As I mentioned on Wednesday – THAT’S THE PLAN – "They" want Main Street out of the markets ahead of QE3.  You listen to the MSM and the analysts on CNBC and you do not get the impression that we are in month 23 of an EXPANSION, nor do you get the feeling that this recession, although bad, is NOTHING like the Great Depression – yet there are many, many stocks (CSCO, WFR, IMAX..) trading as if we’re in the middle of Great Depression Part II.  I’ll have more to say about this over the weekend but, for today, we’re just going to sit back and enjoy the rally – watching the Dollar to stay below that 74.50 line and give the markets a boost (as I predicted in Member Chat this morning).  
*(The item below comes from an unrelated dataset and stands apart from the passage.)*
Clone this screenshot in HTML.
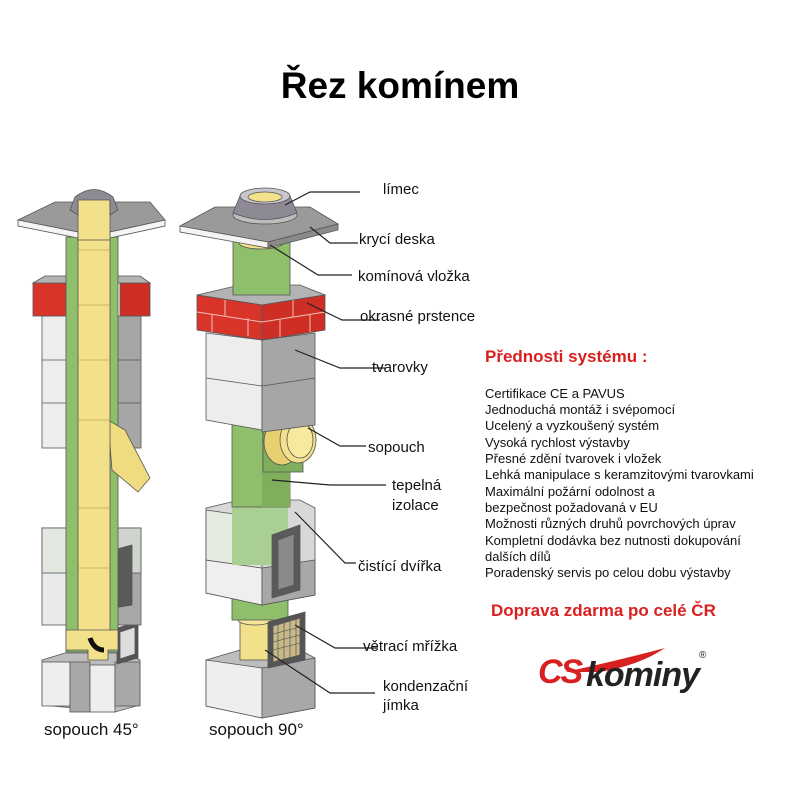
<!DOCTYPE html>
<html><head><meta charset="utf-8"><style>
html,body{margin:0;padding:0;background:#fff;}
svg{display:block;font-family:"Liberation Sans",sans-serif;}
</style></head><body>
<svg width="800" height="800" viewBox="0 0 800 800" xmlns="http://www.w3.org/2000/svg">
<text x="400" y="98" text-anchor="middle" font-size="37" font-weight="bold" fill="#000">Řez komínem</text>

<!-- RIGHT CHIMNEY (90°) -->
<g stroke="#555" stroke-width="0.8">
 <!-- bottom block -->
 <polygon points="206,660 240,650 300,650 315,658 315,708 262,718 206,706" fill="#bdbdbd"/>
 <polygon points="206,660 262,668 262,718 206,706" fill="#eeeeee"/>
 <polygon points="262,668 315,658 315,708 262,718" fill="#a8a8a8"/>
 <!-- condensate cylinder -->
 <rect x="240" y="618" width="30" height="42" fill="#f2e08a"/>
 <ellipse cx="255" cy="620" rx="17" ry="5" fill="#f6e69a"/>
 <!-- green pipe lower -->
 <rect x="232" y="595" width="56" height="25" fill="#8fbf6a"/>
 <!-- grid -->
 <polygon points="268,622 305,612 305,660 268,668" fill="#555"/>
 <polygon points="273,626 300,618 300,655 273,662" fill="#c9b98a"/>
 <g stroke="#444" stroke-width="0.6">
  <line x1="278" y1="624" x2="278" y2="661"/><line x1="284" y1="622" x2="284" y2="660"/><line x1="290" y1="621" x2="290" y2="658"/><line x1="296" y1="619" x2="296" y2="656"/>
  <line x1="273" y1="634" x2="300" y2="627"/><line x1="273" y1="642" x2="300" y2="635"/><line x1="273" y1="650" x2="300" y2="643"/>
 </g>
 <!-- middle block -->
 <polygon points="206,508 240,500 300,500 315,508 315,595 262,605 206,593" fill="#d8d8d8"/>
 <polygon points="206,560 262,568 262,605 206,593" fill="#efefef"/>
 <polygon points="262,568 315,560 315,595 262,605" fill="#a8a8a8"/>
 <polygon points="206,510 262,518 262,568 206,560" fill="#e4ebe0"/>
 <rect x="232" y="505" width="56" height="60" fill="#a9cf92" stroke="none"/>
 <!-- door -->
 <polygon points="272,535 300,525 300,590 272,598" fill="#5a5a5a"/>
 <polygon points="278,540 294,534 294,585 278,590" fill="#8a8a8a"/>
 <!-- green pipe middle -->
 <rect x="232" y="425" width="58" height="82" fill="#8fbf6a"/>
 <rect x="262" y="425" width="28" height="82" fill="#7faf5c" stroke="none"/>
 <!-- sopouch -->
 <rect x="263" y="412" width="40" height="60" fill="#7faf5c"/>
 <ellipse cx="282" cy="442" rx="18" ry="23" fill="#e6d070"/>
 <ellipse cx="298" cy="440" rx="18" ry="23" fill="#f3e089"/>
 <ellipse cx="300" cy="440" rx="13" ry="18" fill="#f7ea9f"/>
 <!-- tvarovky block -->
 <polygon points="206,333 262,340 262,430 206,420" fill="#ededed"/>
 <polygon points="262,340 315,333 315,425 262,432" fill="#a6a6a6"/>
 <line x1="206" y1="378" x2="262" y2="386"/><line x1="262" y1="386" x2="315" y2="378"/>
 <!-- brick band -->
 <polygon points="197,295 240,285 300,285 325,295 262,305" fill="#b3b3b3"/>
 <polygon points="197,295 262,305 262,340 197,330" fill="#d9342a"/>
 <polygon points="262,305 325,295 325,330 262,340" fill="#cf2e24"/>
 <g stroke="#f0c0b8" stroke-width="1">
  <line x1="197" y1="312" x2="262" y2="322"/><line x1="262" y1="322" x2="325" y2="312"/>
  <line x1="225" y1="300" x2="225" y2="316"/><line x1="248" y1="318" x2="248" y2="336"/><line x1="212" y1="314" x2="212" y2="332"/>
  <line x1="293" y1="300" x2="293" y2="317"/><line x1="280" y1="320" x2="280" y2="337"/><line x1="310" y1="315" x2="310" y2="332"/>
 </g>
 <!-- green top -->
 <rect x="233" y="240" width="57" height="55" fill="#8fbf6a"/>
 <ellipse cx="261" cy="243" rx="22" ry="6" fill="#f2e08a"/>
 <!-- slab -->
 <polygon points="180,226 215,207 310,207 338,224 268,242" fill="#9a9a9a"/>
 <polygon points="180,226 268,242 268,248 180,232" fill="#f4f4f4"/>
 <polygon points="268,242 338,224 338,230 268,248" fill="#8a8a8a"/>
 <!-- collar -->
 <ellipse cx="265" cy="215" rx="32" ry="9" fill="#bdbdbd"/>
 <path d="M240,196 L290,196 L297,213 Q265,226 233,213 Z" fill="#8e8a95"/>
 <ellipse cx="265" cy="196" rx="25" ry="8" fill="#c9c5cf"/>
 <ellipse cx="265" cy="197" rx="17" ry="5" fill="#f3e28c"/>
</g>

<!-- LEFT CHIMNEY (45°) -->
<g stroke="#555" stroke-width="0.8">
 <!-- bottom block -->
 <polygon points="42,660 65,653 125,653 140,660 140,705 115,712 42,705" fill="#bdbdbd"/>
 <rect x="42" y="662" width="28" height="44" fill="#eeeeee"/>
 <rect x="70" y="662" width="20" height="50" fill="#a8a8a8"/>
 <rect x="90" y="665" width="25" height="47" fill="#eeeeee"/>
 <rect x="115" y="662" width="25" height="44" fill="#a8a8a8"/>
 <!-- grid -->
 <polygon points="117,628 138,622 138,658 117,664" fill="#555"/>
 <polygon points="120,632 135,627 135,654 120,659" fill="#ddd"/>
 <!-- lower blocks -->
 <rect x="42" y="528" width="31" height="97" fill="#eaeaea"/>
 <rect x="42" y="528" width="31" height="45" fill="#e2e8e0"/>
 <rect x="110" y="528" width="31" height="97" fill="#a8a8a8"/>
 <rect x="110" y="528" width="31" height="45" fill="#d0d4ce"/>
 <polygon points="113,550 132,545 132,605 113,608" fill="#5a5a5a"/>
 <!-- upper blocks -->
 <rect x="42" y="316" width="31" height="132" fill="#ededed"/>
 <line x1="42" y1="360" x2="73" y2="360"/><line x1="42" y1="403" x2="73" y2="403"/>
 <rect x="110" y="316" width="31" height="132" fill="#a6a6a6"/>
 <line x1="110" y1="360" x2="141" y2="360"/><line x1="110" y1="403" x2="141" y2="403"/>
 <!-- bricks -->
 <rect x="33" y="283" width="40" height="33" fill="#d9342a"/>
 <rect x="120" y="283" width="30" height="33" fill="#cf2e24"/>
 <polygon points="33,283 45,276 73,276 73,283" fill="#b3b3b3"/>
 <polygon points="110,276 140,276 150,283 110,283" fill="#b3b3b3"/>
 <!-- green -->
 <rect x="66" y="237" width="52" height="415" fill="#8fbf6a"/>
 <!-- 45° branch -->
 <polygon points="108,420 125,430 150,478 138,492 112,470" fill="#f0dc80"/>
 <!-- yellow liner -->
 <rect x="78" y="195" width="32" height="440" fill="#f3e08a"/>
 <polygon points="66,630 118,630 118,650 108,650 108,660 88,660 88,650 66,650" fill="#f3e08a"/>
 <path d="M90,638 q4,12 14,12" stroke="#111" stroke-width="5" fill="none"/>
 <g stroke="#a09040" stroke-width="0.6">
  <line x1="78" y1="250" x2="110" y2="250"/><line x1="78" y1="305" x2="110" y2="305"/><line x1="78" y1="360" x2="110" y2="360"/><line x1="78" y1="420" x2="110" y2="420"/><line x1="78" y1="508" x2="110" y2="508"/><line x1="78" y1="568" x2="110" y2="568"/>
 </g>
 <!-- slab -->
 <polygon points="18,220 55,202 150,202 165,220 110,232 78,232" fill="#9a9a9a"/>
 <polygon points="18,220 78,232 78,238 18,226" fill="#f4f4f4"/>
 <polygon points="110,232 165,220 165,226 110,238" fill="#f4f4f4"/>
 <rect x="78" y="195" width="32" height="45" fill="#f3e08a"/>
 <path d="M75,197 Q94,182 113,197 L118,210 L110,215 L110,200 L78,200 L78,215 L70,210 Z" fill="#8e8a95"/>
</g>

<!-- Leader lines -->
<g stroke="#222" stroke-width="1.2" fill="none">
 <polyline points="285,205 310,192 360,192"/>
 <polyline points="310,227 330,243 358,243"/>
 <polyline points="270,245 318,275 352,275"/>
 <polyline points="307,303 342,320 380,320"/>
 <polyline points="295,350 340,368 386,368"/>
 <polyline points="308,428 340,446 366,446"/>
 <polyline points="272,480 330,485 386,485"/>
 <polyline points="295,512 345,563 356,563"/>
 <polyline points="295,625 335,648 378,648"/>
 <polyline points="265,650 330,693 375,693"/>
</g>
<g font-size="15" fill="#111">
 <text x="383" y="194">límec</text>
 <text x="359" y="244">krycí deska</text>
 <text x="358" y="281">komínová vložka</text>
 <text x="360" y="321">okrasné prstence</text>
 <text x="372" y="372">tvarovky</text>
 <text x="368" y="452">sopouch</text>
 <text x="392" y="490">tepelná</text>
 <text x="392" y="510">izolace</text>
 <text x="358" y="571">čistící dvířka</text>
 <text x="363" y="651">větrací mřížka</text>
 <text x="383" y="691">kondenzační</text>
 <text x="383" y="710">jímka</text>
 <text x="44" y="735" font-size="17">sopouch 45°</text>
 <text x="209" y="735" font-size="17">sopouch 90°</text>
</g>

<text x="485" y="362" font-size="17" font-weight="bold" fill="#d92020">Přednosti systému :</text>
<g font-size="13" fill="#111">
 <text x="485" y="398">Certifikace CE a PAVUS</text>
 <text x="485" y="414">Jednoduchá montáž i svépomocí</text>
 <text x="485" y="430">Ucelený a vyzkoušený systém</text>
 <text x="485" y="447">Vysoká rychlost výstavby</text>
 <text x="485" y="463">Přesné zdění tvarovek i vložek</text>
 <text x="485" y="479">Lehká manipulace s keramzitovými tvarovkami</text>
 <text x="485" y="496">Maximální požární odolnost a</text>
 <text x="485" y="512">bezpečnost požadovaná v EU</text>
 <text x="485" y="528">Možnosti různých druhů povrchových úprav</text>
 <text x="485" y="545">Kompletní dodávka bez nutnosti dokupování</text>
 <text x="485" y="561">dalších dílů</text>
 <text x="485" y="577">Poradenský servis po celou dobu výstavby</text>
</g>
<text x="491" y="616" font-size="17" font-weight="bold" fill="#d92020">Doprava zdarma po celé ČR</text>

<!-- logo -->
<path d="M565,672 Q620,660 665,648 Q640,665 600,672 Z" fill="#d92020"/>
<text x="538" y="683" font-size="34" font-weight="bold" font-style="italic" fill="#d92020" letter-spacing="-2">CS</text>
<text x="586" y="686" font-size="34" font-weight="bold" font-style="italic" fill="#222" letter-spacing="-1">kominy</text>
<text x="699" y="658" font-size="10" fill="#222">®</text>
</svg>
</body></html>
Meanwhile, here’s a very cool chart on the Geography of Job Losses Over Time from Barry Rithotz’s site and I would encourage my Conservative friends to play with this and contemplate the utter catastrophe that faced our new President in 2009 and I would encourage the Bears out there to contemplate how much LESS BAD things are now.  No, we did not immediately add back 10M lost jobs – that would require economic stimulus that is NOT in the form of tax cuts.   Even bailouts only "save" jobs – they don’t create them.  

 

Click on the map to see the animation.

 

No wonder people in Texas think everything is fine!   They are fine in New York City too but we are a bunch of bleeding-heart Liberals who care what goes on in the rest of the country (see the Katrina damage in late 2005 on the chart!) – or maybe it’s just because all our Mothers are in Florida and we have friends in California (more Liberals!) and Chicago (more Traders!), so we’re a little more in touch with what’s going on in the country than people who think an island getaway is taken at South Padre or Galveston.